3. Chapter 9 is entitled "The Matrilineal Principle". In my last two posts on Cohen's book, I have mentioned that the principle of matrilineal descent---that one was Jewish through his mother---was not the rule prior to the time of the rabbis, who (with exceptions) believed in it. In Chapter 9, Cohen asks why the rabbis embraced matrilineal descent. He goes through a variety of proposals---that Jewish women were raped by the Romans and needed assurance that their offspring was Jewish, that the rabbis were imitating Roman law, that the rabbis felt that a child was closer to his mother, etc. Cohen sees weaknesses in all of the proposals that he discusses. In the case of the scenario of Jewish women being raped by the Romans, for example, Cohen states that this does not account for the rabbinic law that the offspring of a gentile woman and a Jewish man is a Gentile, or the declaration in the earliest stratum of rabbinic law that the offpsring of a Jewish mother and a Gentile father is a mamzer, who can never become a legitimate member of the community of Israel. Ultimately, while Cohen believes that some proposals are better than others, he admits that he does not know the answer to his question.

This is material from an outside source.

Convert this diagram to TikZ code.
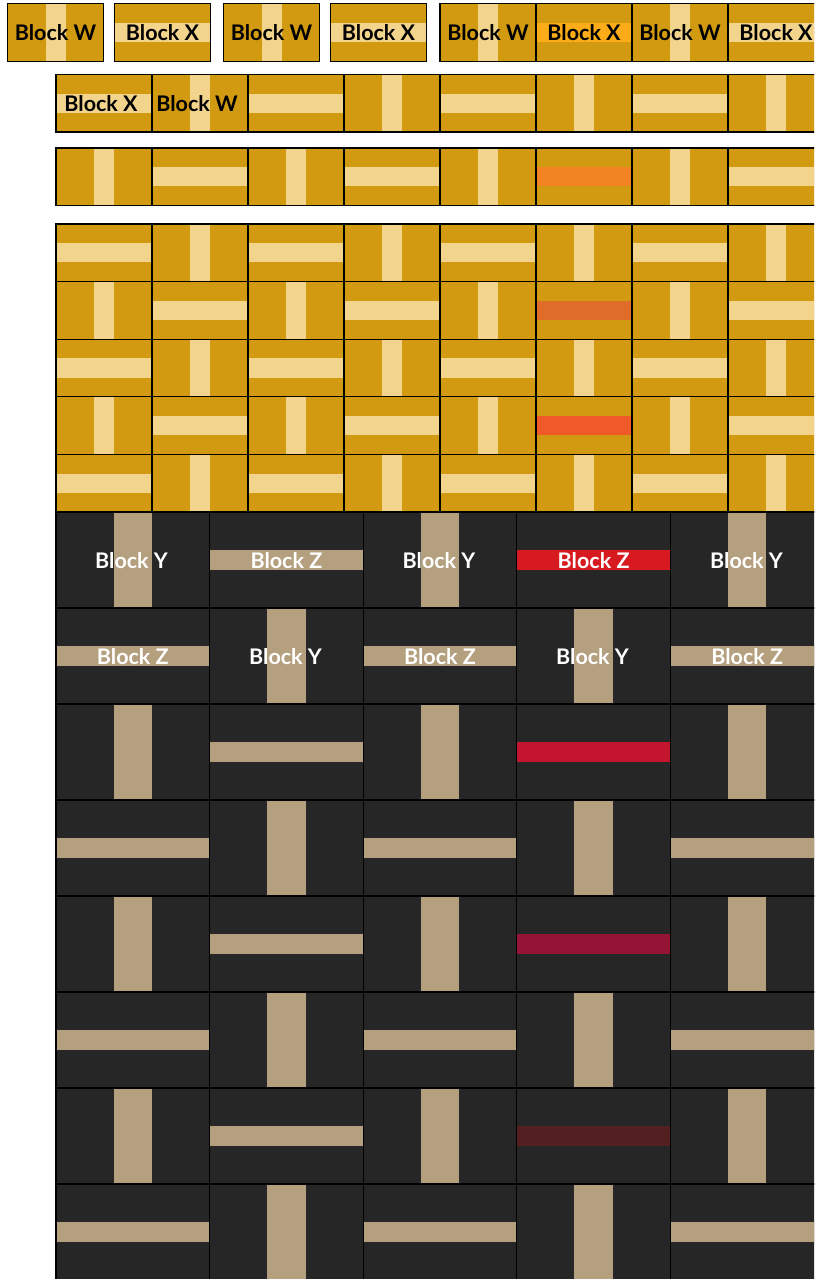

In terms of interesting details in this chapter, pages 302-303 refer to odd Jewish and Christian interpretations of bestiality. B. Pesahim 49a-b mentions the view that a sage who sleeps with the daughter of an am ha-aretz (a Jew who is not scrupulous about observance) is violating the law against bestiality, and Maimonides says the same about a Gentile woman who has sex with a Jewish man (Laws of Forbidden Intercourse 12:10). And Cohen states that "In medieval Christian law sexual intercourse of a Christian with a Jew was regarded as sex with an animal." Those are pretty loose interpretations, in my opinion!